* begin Dataset excerpt *

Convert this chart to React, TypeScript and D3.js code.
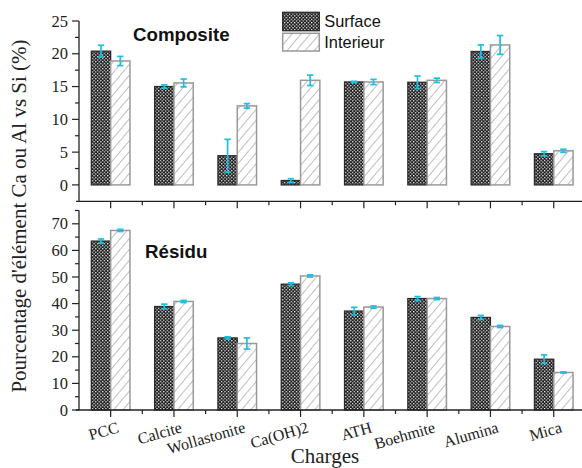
import React from "react";
import * as d3 from "d3";

const categories = ["PCC", "Calcite", "Wollastonite", "Ca(OH)2", "ATH", "Boehmite", "Alumina", "Mica"];
const compositeSurface = [20.4, 15.0, 4.45, 0.67, 15.7, 15.65, 20.35, 4.75];
const compositeSurfaceErr = [0.9, 0.25, 2.5, 0.28, 0.1, 0.95, 1.0, 0.33];
const compositeInterieur = [18.9, 15.55, 12.05, 15.95, 15.7, 15.95, 21.35, 5.2];
const compositeInterieurErr = [0.7, 0.6, 0.35, 0.8, 0.4, 0.33, 1.43, 0.23];
const residuSurface = [63.5, 38.9, 27.1, 47.3, 37.2, 41.9, 34.8, 19.1];
const residuSurfaceErr = [0.8, 0.9, 0.4, 0.5, 1.4, 0.75, 0.75, 1.6];
const residuInterieur = [67.5, 40.8, 25.0, 50.4, 38.7, 41.9, 31.4, 14.1];
const residuInterieurErr = [0.4, 0.4, 2.1, 0.4, 0.4, 0.4, 0.4, 0.2];
const topTicks = [0, 5, 10, 15, 20, 25];
const bottomTicks = [0, 10, 20, 30, 40, 50, 60, 70];
const seriesNames = ["Surface", "Interieur"];

const W = 582, H = 468;
const AX = 79;
const STEP = 63.3;
const serif = "Liberation Serif, Times New Roman, serif";
const sans = "Liberation Sans, Arial, sans-serif";
const errColor = "#1cc0e2";
const axisColor = "#222";

const x = d3.scaleBand<string>().domain(categories).range([AX, AX + STEP * categories.length]).padding(0);
const barW = x.bandwidth() * 0.305;
const center = (c: string) => (x(c) as number) + x.bandwidth() / 2;

function Panel({ y, ticks, minor, surf, surfErr, inter, interErr, title, titleX, titleY, yTop, yBot }: any) {
  return (
    <g>
      {categories.map((c, i) => {
        const cx = center(c);
        const ys = y(surf[i]), yi = y(inter[i]), y0 = y(0);
        return (
          <g key={c}>
            <rect x={cx - barW} y={ys} width={barW} height={y0 - ys} fill="url(#checker)" stroke="#2a2a2a" strokeWidth={1.3} />
            <rect x={cx} y={yi} width={barW} height={y0 - yi} fill="url(#hatch)" stroke="#999" strokeWidth={1.5} />
          </g>
        );
      })}
      {categories.map((c, i) => {
        const cx = center(c);
        const items = [
          { xx: cx - barW / 2, v: surf[i], e: surfErr[i] },
          { xx: cx + barW / 2, v: inter[i], e: interErr[i] },
        ];
        return items.map((it, k) => (
          <g key={c + k} stroke={errColor} strokeWidth={1.7}>
            <line x1={it.xx} x2={it.xx} y1={y(it.v + it.e)} y2={y(it.v - it.e)} />
            <line x1={it.xx - 3.2} x2={it.xx + 3.2} y1={y(it.v + it.e)} y2={y(it.v + it.e)} />
            <line x1={it.xx - 3.2} x2={it.xx + 3.2} y1={y(it.v - it.e)} y2={y(it.v - it.e)} />
          </g>
        ));
      })}
      {/* y axis */}
      <line x1={AX} x2={AX} y1={yTop} y2={yBot} stroke={axisColor} strokeWidth={1.3} />
      {minor.map((t: number) => (
        <line key={"m" + t} x1={AX - 4} x2={AX} y1={y(t)} y2={y(t)} stroke={axisColor} strokeWidth={1.2} />
      ))}
      {ticks.map((t: number) => (
        <g key={t}>
          <line x1={AX - 7} x2={AX} y1={y(t)} y2={y(t)} stroke={axisColor} strokeWidth={1.2} />
          <text x={AX - 11} y={y(t)} dy="0.34em" textAnchor="end" fontFamily={serif} fontSize={16.5} fill="#222">{t}</text>
        </g>
      ))}
      {/* x axis */}
      <line x1={AX - 3} x2={W} y1={yBot} y2={yBot} stroke={axisColor} strokeWidth={1.3} />
      {categories.map((c) => (
        <g key={"xt" + c}>
          <line x1={center(c)} x2={center(c)} y1={yBot} y2={yBot + 7} stroke={axisColor} strokeWidth={1.2} />
          <line x1={(x(c) as number) + x.bandwidth()} x2={(x(c) as number) + x.bandwidth()} y1={yBot} y2={yBot + 4} stroke={axisColor} strokeWidth={1.2} />
        </g>
      ))}
      <text x={titleX} y={titleY} fontFamily={sans} fontWeight="bold" fontSize={18.7} fill="#111">{title}</text>
    </g>
  );
}

export default function App() {
  const yTopPanel = d3.scaleLinear().domain([-2.5, 25]).range([201.3, 21]);
  const yBotPanel = d3.scaleLinear().domain([0, 75]).range([410, 210.5]);
  const topMinor = [2.5, 7.5, 12.5, 17.5, 22.5];
  const botMinor = [5, 15, 25, 35, 45, 55, 65, 75];
  return (
    <svg width={W} height={H} style={{ position: "absolute", left: 0, top: 0, background: "#fff" }}>
      <defs>
        <pattern id="checker" patternUnits="userSpaceOnUse" width={3.4} height={3.4}>
          <rect width={3.4} height={3.4} fill="#1a1a1a" />
          <rect x={0} y={0} width={1.25} height={1.25} fill="#fff" />
          <rect x={1.7} y={1.7} width={1.25} height={1.25} fill="#fff" />
        </pattern>
        <pattern id="hatch" patternUnits="userSpaceOnUse" width={7} height={7} patternTransform="rotate(40)">
          <rect width={7} height={7} fill="#fff" />
          <line x1={0} y1={0} x2={0} y2={7} stroke="#8a8a8a" strokeWidth={1.1} />
        </pattern>
      </defs>
      <Panel y={yTopPanel} ticks={topTicks} minor={topMinor} surf={compositeSurface} surfErr={compositeSurfaceErr}
        inter={compositeInterieur} interErr={compositeInterieurErr} title="Composite" titleX={133} titleY={40.7} yTop={21} yBot={201.3} />
      <Panel y={yBotPanel} ticks={bottomTicks} minor={botMinor} surf={residuSurface} surfErr={residuSurfaceErr}
        inter={residuInterieur} interErr={residuInterieurErr} title="Résidu" titleX={145} titleY={258.3} yTop={210.5} yBot={410} />
      {categories.map((c) => (
        <text key={"xl" + c} transform={`translate(${center(c) + 9},${432}) rotate(-16)`} textAnchor="end"
          fontFamily={serif} fontSize={16} fill="#222">{c}</text>
      ))}
      <text x={325} y={463} textAnchor="middle" fontFamily={serif} fontSize={21} fill="#222">Charges</text>
      <text transform={`translate(25.5,216) rotate(-90)`} textAnchor="middle" fontFamily={serif} fontSize={21} fill="#222">
        Pourcentage d'élément Ca ou Al vs Si (%)
      </text>
      {/* legend */}
      <rect x={282.7} y={12.3} width={36.6} height={18.4} fill="url(#checker)" stroke="#2a2a2a" strokeWidth={1.3} />
      <rect x={282.7} y={33.3} width={36.6} height={17.7} fill="url(#hatch)" stroke="#999" strokeWidth={1.5} />
      <text x={324.3} y={26.7} fontFamily={sans} fontSize={16.4} fill="#111">{seriesNames[0]}</text>
      <text x={324.3} y={47.7} fontFamily={sans} fontSize={16.4} fill="#111">{seriesNames[1]}</text>
    </svg>
  );
}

* end Dataset excerpt *

Goal. Leave out any pictures and return exactly the lines from the beginning of the data through the line with "import * as", inclusive.

Answer for the task.
Convert this chart to React, TypeScript and D3.js code.
import React from "react";
import * as d3 from "d3";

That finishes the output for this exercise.